Return the material word for word. Do not include the pictures.
━━━━━━━━━━━━━━━━━━━━
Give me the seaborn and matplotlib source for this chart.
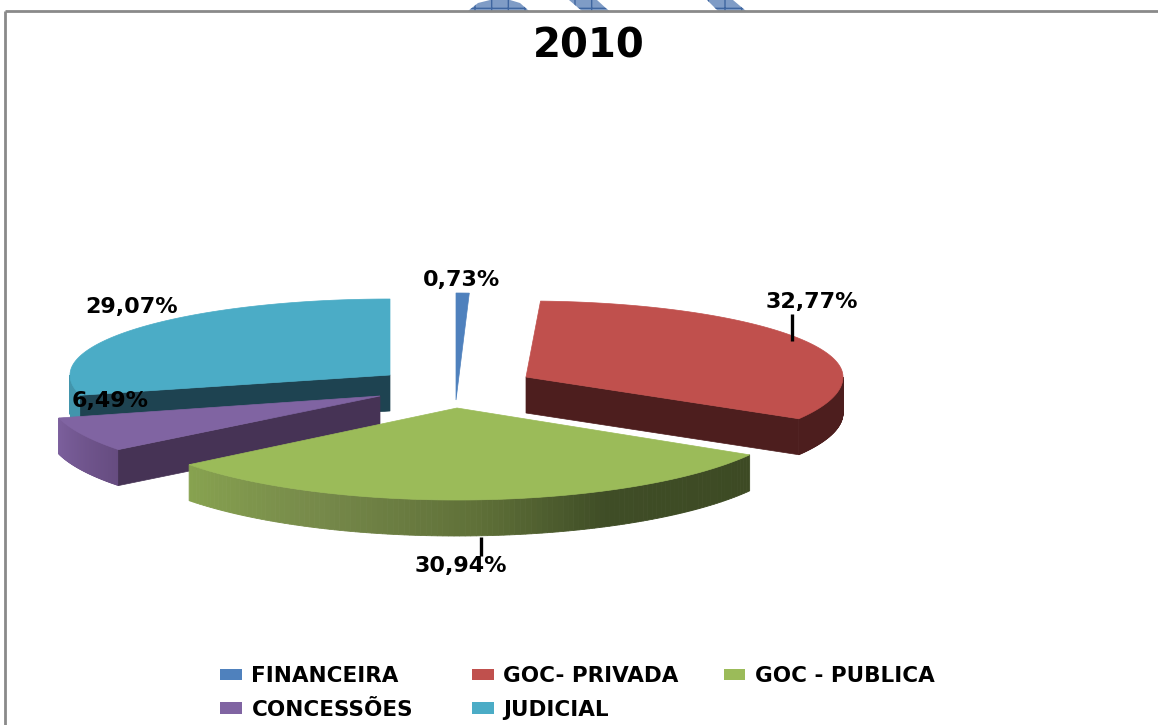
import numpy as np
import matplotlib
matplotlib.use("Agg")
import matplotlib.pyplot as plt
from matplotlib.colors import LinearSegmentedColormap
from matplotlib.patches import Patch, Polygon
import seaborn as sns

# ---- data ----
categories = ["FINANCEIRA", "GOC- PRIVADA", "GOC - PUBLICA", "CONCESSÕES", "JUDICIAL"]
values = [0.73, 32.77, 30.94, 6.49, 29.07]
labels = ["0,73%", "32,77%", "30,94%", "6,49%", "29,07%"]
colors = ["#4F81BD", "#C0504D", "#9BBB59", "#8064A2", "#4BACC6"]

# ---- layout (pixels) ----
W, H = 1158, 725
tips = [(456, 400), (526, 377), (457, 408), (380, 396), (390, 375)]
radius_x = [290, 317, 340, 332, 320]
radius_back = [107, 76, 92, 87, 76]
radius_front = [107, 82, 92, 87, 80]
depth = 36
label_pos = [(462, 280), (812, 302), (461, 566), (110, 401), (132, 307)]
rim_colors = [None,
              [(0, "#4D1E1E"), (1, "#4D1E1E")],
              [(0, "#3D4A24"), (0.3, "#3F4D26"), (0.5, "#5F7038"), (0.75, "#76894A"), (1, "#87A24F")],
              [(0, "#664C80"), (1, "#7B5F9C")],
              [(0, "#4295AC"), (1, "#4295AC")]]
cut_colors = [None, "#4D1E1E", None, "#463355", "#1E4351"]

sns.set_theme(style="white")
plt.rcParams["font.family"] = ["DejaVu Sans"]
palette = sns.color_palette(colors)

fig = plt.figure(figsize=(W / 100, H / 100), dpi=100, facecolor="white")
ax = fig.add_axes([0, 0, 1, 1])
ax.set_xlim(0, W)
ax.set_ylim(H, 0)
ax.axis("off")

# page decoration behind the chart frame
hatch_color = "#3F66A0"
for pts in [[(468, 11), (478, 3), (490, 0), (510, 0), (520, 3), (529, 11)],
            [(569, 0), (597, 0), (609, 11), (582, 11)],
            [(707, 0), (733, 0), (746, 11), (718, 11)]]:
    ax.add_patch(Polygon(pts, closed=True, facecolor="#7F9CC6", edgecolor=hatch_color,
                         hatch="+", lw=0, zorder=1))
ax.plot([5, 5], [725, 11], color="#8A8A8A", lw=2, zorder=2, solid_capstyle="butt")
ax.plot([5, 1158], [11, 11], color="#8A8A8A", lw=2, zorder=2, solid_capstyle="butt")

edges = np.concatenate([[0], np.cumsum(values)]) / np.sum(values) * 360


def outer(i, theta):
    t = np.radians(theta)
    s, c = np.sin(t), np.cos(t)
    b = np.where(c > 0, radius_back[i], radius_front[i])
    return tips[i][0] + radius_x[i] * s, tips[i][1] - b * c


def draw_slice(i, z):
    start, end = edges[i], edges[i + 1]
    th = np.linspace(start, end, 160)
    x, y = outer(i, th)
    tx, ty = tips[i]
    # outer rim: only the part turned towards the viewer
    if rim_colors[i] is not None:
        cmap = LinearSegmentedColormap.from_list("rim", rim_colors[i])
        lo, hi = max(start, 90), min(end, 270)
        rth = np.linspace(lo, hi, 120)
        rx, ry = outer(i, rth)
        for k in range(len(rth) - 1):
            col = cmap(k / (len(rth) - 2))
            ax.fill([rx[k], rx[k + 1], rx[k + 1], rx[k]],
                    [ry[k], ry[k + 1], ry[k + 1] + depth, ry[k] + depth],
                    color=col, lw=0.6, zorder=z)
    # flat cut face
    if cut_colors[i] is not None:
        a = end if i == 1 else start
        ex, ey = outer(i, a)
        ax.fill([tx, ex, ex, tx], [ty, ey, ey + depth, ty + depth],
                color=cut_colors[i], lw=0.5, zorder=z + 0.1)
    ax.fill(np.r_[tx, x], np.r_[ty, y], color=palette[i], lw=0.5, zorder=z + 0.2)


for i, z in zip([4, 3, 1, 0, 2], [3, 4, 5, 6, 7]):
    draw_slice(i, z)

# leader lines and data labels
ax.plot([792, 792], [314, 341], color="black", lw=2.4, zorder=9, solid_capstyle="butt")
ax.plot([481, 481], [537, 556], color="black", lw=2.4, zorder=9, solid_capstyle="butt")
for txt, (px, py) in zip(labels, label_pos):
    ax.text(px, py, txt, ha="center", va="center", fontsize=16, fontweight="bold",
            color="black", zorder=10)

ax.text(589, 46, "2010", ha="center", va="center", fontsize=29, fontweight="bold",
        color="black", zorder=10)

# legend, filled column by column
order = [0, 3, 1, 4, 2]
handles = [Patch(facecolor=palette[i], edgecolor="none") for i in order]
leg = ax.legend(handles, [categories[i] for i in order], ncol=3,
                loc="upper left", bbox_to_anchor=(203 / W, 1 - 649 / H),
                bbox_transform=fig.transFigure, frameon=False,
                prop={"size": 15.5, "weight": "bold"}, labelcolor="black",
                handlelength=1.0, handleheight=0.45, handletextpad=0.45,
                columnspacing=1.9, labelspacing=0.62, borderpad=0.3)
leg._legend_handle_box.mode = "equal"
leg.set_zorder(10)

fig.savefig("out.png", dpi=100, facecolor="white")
━━━━━━━━━━━━━━━━━━━━
- [RESPONSE TO THIS EXERCISE]:
Give me the seaborn and matplotlib source for this chart.
import numpy as np
import matplotlib
matplotlib.use("Agg")
import matplotlib.pyplot as plt
from matplotlib.colors import LinearSegmentedColormap
from matplotlib.patches import Patch, Polygon
import seaborn as sns

# ---- data ----
categories = ["FINANCEIRA", "GOC- PRIVADA", "GOC - PUBLICA", "CONCESSÕES", "JUDICIAL"]
values = [0.73, 32.77, 30.94, 6.49, 29.07]
labels = ["0,73%", "32,77%", "30,94%", "6,49%", "29,07%"]
colors = ["#4F81BD", "#C0504D", "#9BBB59", "#8064A2", "#4BACC6"]

# ---- layout (pixels) ----
W, H = 1158, 725
tips = [(456, 400), (526, 377), (457, 408), (380, 396), (390, 375)]
radius_x = [290, 317, 340, 332, 320]
radius_back = [107, 76, 92, 87, 76]
radius_front = [107, 82, 92, 87, 80]
depth = 36
label_pos = [(462, 280), (812, 302), (461, 566), (110, 401), (132, 307)]
rim_colors = [None,
              [(0, "#4D1E1E"), (1, "#4D1E1E")],
              [(0, "#3D4A24"), (0.3, "#3F4D26"), (0.5, "#5F7038"), (0.75, "#76894A"), (1, "#87A24F")],
              [(0, "#664C80"), (1, "#7B5F9C")],
              [(0, "#4295AC"), (1, "#4295AC")]]
cut_colors = [None, "#4D1E1E", None, "#463355", "#1E4351"]

sns.set_theme(style="white")
plt.rcParams["font.family"] = ["DejaVu Sans"]
palette = sns.color_palette(colors)

fig = plt.figure(figsize=(W / 100, H / 100), dpi=100, facecolor="white")
ax = fig.add_axes([0, 0, 1, 1])
ax.set_xlim(0, W)
ax.set_ylim(H, 0)
ax.axis("off")

# page decoration behind the chart frame
hatch_color = "#3F66A0"
for pts in [[(468, 11), (478, 3), (490, 0), (510, 0), (520, 3), (529, 11)],
            [(569, 0), (597, 0), (609, 11), (582, 11)],
            [(707, 0), (733, 0), (746, 11), (718, 11)]]:
    ax.add_patch(Polygon(pts, closed=True, facecolor="#7F9CC6", edgecolor=hatch_color,
                         hatch="+", lw=0, zorder=1))
ax.plot([5, 5], [725, 11], color="#8A8A8A", lw=2, zorder=2, solid_capstyle="butt")
ax.plot([5, 1158], [11, 11], color="#8A8A8A", lw=2, zorder=2, solid_capstyle="butt")

edges = np.concatenate([[0], np.cumsum(values)]) / np.sum(values) * 360


def outer(i, theta):
    t = np.radians(theta)
    s, c = np.sin(t), np.cos(t)
    b = np.where(c > 0, radius_back[i], radius_front[i])
    return tips[i][0] + radius_x[i] * s, tips[i][1] - b * c


def draw_slice(i, z):
    start, end = edges[i], edges[i + 1]
    th = np.linspace(start, end, 160)
    x, y = outer(i, th)
    tx, ty = tips[i]
    # outer rim: only the part turned towards the viewer
    if rim_colors[i] is not None:
        cmap = LinearSegmentedColormap.from_list("rim", rim_colors[i])
        lo, hi = max(start, 90), min(end, 270)
        rth = np.linspace(lo, hi, 120)
        rx, ry = outer(i, rth)
        for k in range(len(rth) - 1):
            col = cmap(k / (len(rth) - 2))
            ax.fill([rx[k], rx[k + 1], rx[k + 1], rx[k]],
                    [ry[k], ry[k + 1], ry[k + 1] + depth, ry[k] + depth],
                    color=col, lw=0.6, zorder=z)
    # flat cut face
    if cut_colors[i] is not None:
        a = end if i == 1 else start
        ex, ey = outer(i, a)
        ax.fill([tx, ex, ex, tx], [ty, ey, ey + depth, ty + depth],
                color=cut_colors[i], lw=0.5, zorder=z + 0.1)
    ax.fill(np.r_[tx, x], np.r_[ty, y], color=palette[i], lw=0.5, zorder=z + 0.2)


for i, z in zip([4, 3, 1, 0, 2], [3, 4, 5, 6, 7]):
    draw_slice(i, z)

# leader lines and data labels
ax.plot([792, 792], [314, 341], color="black", lw=2.4, zorder=9, solid_capstyle="butt")
ax.plot([481, 481], [537, 556], color="black", lw=2.4, zorder=9, solid_capstyle="butt")
for txt, (px, py) in zip(labels, label_pos):
    ax.text(px, py, txt, ha="center", va="center", fontsize=16, fontweight="bold",
            color="black", zorder=10)

ax.text(589, 46, "2010", ha="center", va="center", fontsize=29, fontweight="bold",
        color="black", zorder=10)

# legend, filled column by column
order = [0, 3, 1, 4, 2]
handles = [Patch(facecolor=palette[i], edgecolor="none") for i in order]
leg = ax.legend(handles, [categories[i] for i in order], ncol=3,
                loc="upper left", bbox_to_anchor=(203 / W, 1 - 649 / H),
                bbox_transform=fig.transFigure, frameon=False,
                prop={"size": 15.5, "weight": "bold"}, labelcolor="black",
                handlelength=1.0, handleheight=0.45, handletextpad=0.45,
                columnspacing=1.9, labelspacing=0.62, borderpad=0.3)
leg._legend_handle_box.mode = "equal"
leg.set_zorder(10)

fig.savefig("out.png", dpi=100, facecolor="white")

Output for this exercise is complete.